REQUEST:
Retype everything in the listing, leaving each line exactly as it is.
========
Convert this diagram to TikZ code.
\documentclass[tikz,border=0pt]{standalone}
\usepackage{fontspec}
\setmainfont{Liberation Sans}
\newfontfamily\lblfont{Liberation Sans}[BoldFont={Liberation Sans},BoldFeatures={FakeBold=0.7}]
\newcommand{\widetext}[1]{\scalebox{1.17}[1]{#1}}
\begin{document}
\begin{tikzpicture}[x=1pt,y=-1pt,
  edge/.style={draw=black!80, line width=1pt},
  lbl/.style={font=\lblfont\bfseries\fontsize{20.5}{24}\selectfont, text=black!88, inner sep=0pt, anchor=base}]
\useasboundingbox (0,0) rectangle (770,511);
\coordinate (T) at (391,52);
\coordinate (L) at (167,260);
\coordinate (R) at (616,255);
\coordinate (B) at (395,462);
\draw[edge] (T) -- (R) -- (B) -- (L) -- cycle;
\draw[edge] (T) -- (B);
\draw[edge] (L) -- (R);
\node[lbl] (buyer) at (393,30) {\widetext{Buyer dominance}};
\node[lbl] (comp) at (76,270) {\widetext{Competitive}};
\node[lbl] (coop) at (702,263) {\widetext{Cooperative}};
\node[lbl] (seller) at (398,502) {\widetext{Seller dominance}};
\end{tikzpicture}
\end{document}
========
SOLUTION FOR THIS PROBLEM:
Convert this diagram to TikZ code.
\documentclass[tikz,border=0pt]{standalone}
\usepackage{fontspec}
\setmainfont{Liberation Sans}
\newfontfamily\lblfont{Liberation Sans}[BoldFont={Liberation Sans},BoldFeatures={FakeBold=0.7}]
\newcommand{\widetext}[1]{\scalebox{1.17}[1]{#1}}
\begin{document}
\begin{tikzpicture}[x=1pt,y=-1pt,
  edge/.style={draw=black!80, line width=1pt},
  lbl/.style={font=\lblfont\bfseries\fontsize{20.5}{24}\selectfont, text=black!88, inner sep=0pt, anchor=base}]
\useasboundingbox (0,0) rectangle (770,511);
\coordinate (T) at (391,52);
\coordinate (L) at (167,260);
\coordinate (R) at (616,255);
\coordinate (B) at (395,462);
\draw[edge] (T) -- (R) -- (B) -- (L) -- cycle;
\draw[edge] (T) -- (B);
\draw[edge] (L) -- (R);
\node[lbl] (buyer) at (393,30) {\widetext{Buyer dominance}};
\node[lbl] (comp) at (76,270) {\widetext{Competitive}};
\node[lbl] (coop) at (702,263) {\widetext{Cooperative}};
\node[lbl] (seller) at (398,502) {\widetext{Seller dominance}};
\end{tikzpicture}
\end{document}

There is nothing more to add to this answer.